Stated problem:
Repeat what the lines below say, word for word, and skip every image.

Data block:
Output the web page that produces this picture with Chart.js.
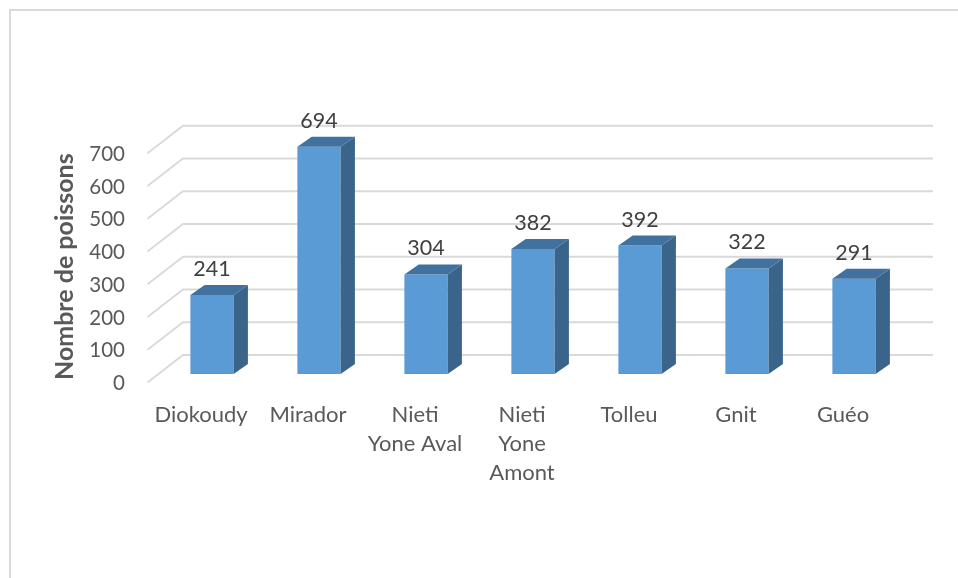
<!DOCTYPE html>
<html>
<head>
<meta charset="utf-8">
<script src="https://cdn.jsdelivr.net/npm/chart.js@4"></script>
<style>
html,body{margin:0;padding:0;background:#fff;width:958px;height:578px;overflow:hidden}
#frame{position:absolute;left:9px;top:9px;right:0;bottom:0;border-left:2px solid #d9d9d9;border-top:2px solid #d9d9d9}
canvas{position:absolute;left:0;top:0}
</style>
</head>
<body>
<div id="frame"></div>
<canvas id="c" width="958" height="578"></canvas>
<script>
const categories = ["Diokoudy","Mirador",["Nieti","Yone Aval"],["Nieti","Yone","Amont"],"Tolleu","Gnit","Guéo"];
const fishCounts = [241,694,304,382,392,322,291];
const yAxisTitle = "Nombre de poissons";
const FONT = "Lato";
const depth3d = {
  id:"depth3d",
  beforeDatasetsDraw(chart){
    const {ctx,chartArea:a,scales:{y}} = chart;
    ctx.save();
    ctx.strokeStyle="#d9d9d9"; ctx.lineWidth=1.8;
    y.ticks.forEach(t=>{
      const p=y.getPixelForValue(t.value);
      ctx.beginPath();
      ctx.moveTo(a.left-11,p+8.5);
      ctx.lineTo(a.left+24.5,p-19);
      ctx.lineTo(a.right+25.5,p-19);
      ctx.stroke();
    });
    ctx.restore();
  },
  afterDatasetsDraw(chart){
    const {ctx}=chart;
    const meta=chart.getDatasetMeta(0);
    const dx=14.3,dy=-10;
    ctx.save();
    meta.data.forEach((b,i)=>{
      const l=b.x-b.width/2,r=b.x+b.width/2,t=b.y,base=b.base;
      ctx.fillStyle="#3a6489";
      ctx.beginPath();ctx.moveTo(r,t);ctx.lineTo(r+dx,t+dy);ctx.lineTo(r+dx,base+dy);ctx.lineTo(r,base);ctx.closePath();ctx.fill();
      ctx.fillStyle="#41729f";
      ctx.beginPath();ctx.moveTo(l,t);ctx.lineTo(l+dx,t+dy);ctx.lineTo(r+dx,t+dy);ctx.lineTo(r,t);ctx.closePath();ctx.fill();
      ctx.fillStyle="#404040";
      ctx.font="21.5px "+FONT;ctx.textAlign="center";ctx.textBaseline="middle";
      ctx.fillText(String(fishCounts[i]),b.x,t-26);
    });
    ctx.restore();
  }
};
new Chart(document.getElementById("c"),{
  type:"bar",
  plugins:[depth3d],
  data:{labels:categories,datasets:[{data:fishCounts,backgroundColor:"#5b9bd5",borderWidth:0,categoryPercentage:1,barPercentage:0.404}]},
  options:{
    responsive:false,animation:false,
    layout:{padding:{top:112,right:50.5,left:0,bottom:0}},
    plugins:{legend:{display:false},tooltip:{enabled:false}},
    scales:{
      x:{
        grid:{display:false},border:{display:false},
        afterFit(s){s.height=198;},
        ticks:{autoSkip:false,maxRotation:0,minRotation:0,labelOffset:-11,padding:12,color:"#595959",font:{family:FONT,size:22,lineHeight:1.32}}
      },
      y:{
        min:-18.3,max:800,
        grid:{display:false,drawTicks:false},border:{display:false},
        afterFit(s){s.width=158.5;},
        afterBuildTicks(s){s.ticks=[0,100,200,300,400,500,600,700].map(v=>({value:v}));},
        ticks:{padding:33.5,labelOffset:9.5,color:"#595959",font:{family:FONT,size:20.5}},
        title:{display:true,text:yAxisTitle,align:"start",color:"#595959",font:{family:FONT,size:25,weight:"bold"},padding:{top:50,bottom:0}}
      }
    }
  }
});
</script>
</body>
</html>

Task output:
Output the web page that produces this picture with Chart.js.
<!DOCTYPE html>
<html>
<head>
<meta charset="utf-8">
<script src="https://cdn.jsdelivr.net/npm/chart.js@4"></script>
<style>
html,body{margin:0;padding:0;background:#fff;width:958px;height:578px;overflow:hidden}
#frame{position:absolute;left:9px;top:9px;right:0;bottom:0;border-left:2px solid #d9d9d9;border-top:2px solid #d9d9d9}
canvas{position:absolute;left:0;top:0}
</style>
</head>
<body>
<div id="frame"></div>
<canvas id="c" width="958" height="578"></canvas>
<script>
const categories = ["Diokoudy","Mirador",["Nieti","Yone Aval"],["Nieti","Yone","Amont"],"Tolleu","Gnit","Guéo"];
const fishCounts = [241,694,304,382,392,322,291];
const yAxisTitle = "Nombre de poissons";
const FONT = "Lato";
const depth3d = {
  id:"depth3d",
  beforeDatasetsDraw(chart){
    const {ctx,chartArea:a,scales:{y}} = chart;
    ctx.save();
    ctx.strokeStyle="#d9d9d9"; ctx.lineWidth=1.8;
    y.ticks.forEach(t=>{
      const p=y.getPixelForValue(t.value);
      ctx.beginPath();
      ctx.moveTo(a.left-11,p+8.5);
      ctx.lineTo(a.left+24.5,p-19);
      ctx.lineTo(a.right+25.5,p-19);
      ctx.stroke();
    });
    ctx.restore();
  },
  afterDatasetsDraw(chart){
    const {ctx}=chart;
    const meta=chart.getDatasetMeta(0);
    const dx=14.3,dy=-10;
    ctx.save();
    meta.data.forEach((b,i)=>{
      const l=b.x-b.width/2,r=b.x+b.width/2,t=b.y,base=b.base;
      ctx.fillStyle="#3a6489";
      ctx.beginPath();ctx.moveTo(r,t);ctx.lineTo(r+dx,t+dy);ctx.lineTo(r+dx,base+dy);ctx.lineTo(r,base);ctx.closePath();ctx.fill();
      ctx.fillStyle="#41729f";
      ctx.beginPath();ctx.moveTo(l,t);ctx.lineTo(l+dx,t+dy);ctx.lineTo(r+dx,t+dy);ctx.lineTo(r,t);ctx.closePath();ctx.fill();
      ctx.fillStyle="#404040";
      ctx.font="21.5px "+FONT;ctx.textAlign="center";ctx.textBaseline="middle";
      ctx.fillText(String(fishCounts[i]),b.x,t-26);
    });
    ctx.restore();
  }
};
new Chart(document.getElementById("c"),{
  type:"bar",
  plugins:[depth3d],
  data:{labels:categories,datasets:[{data:fishCounts,backgroundColor:"#5b9bd5",borderWidth:0,categoryPercentage:1,barPercentage:0.404}]},
  options:{
    responsive:false,animation:false,
    layout:{padding:{top:112,right:50.5,left:0,bottom:0}},
    plugins:{legend:{display:false},tooltip:{enabled:false}},
    scales:{
      x:{
        grid:{display:false},border:{display:false},
        afterFit(s){s.height=198;},
        ticks:{autoSkip:false,maxRotation:0,minRotation:0,labelOffset:-11,padding:12,color:"#595959",font:{family:FONT,size:22,lineHeight:1.32}}
      },
      y:{
        min:-18.3,max:800,
        grid:{display:false,drawTicks:false},border:{display:false},
        afterFit(s){s.width=158.5;},
        afterBuildTicks(s){s.ticks=[0,100,200,300,400,500,600,700].map(v=>({value:v}));},
        ticks:{padding:33.5,labelOffset:9.5,color:"#595959",font:{family:FONT,size:20.5}},
        title:{display:true,text:yAxisTitle,align:"start",color:"#595959",font:{family:FONT,size:25,weight:"bold"},padding:{top:50,bottom:0}}
      }
    }
  }
});
</script>
</body>
</html>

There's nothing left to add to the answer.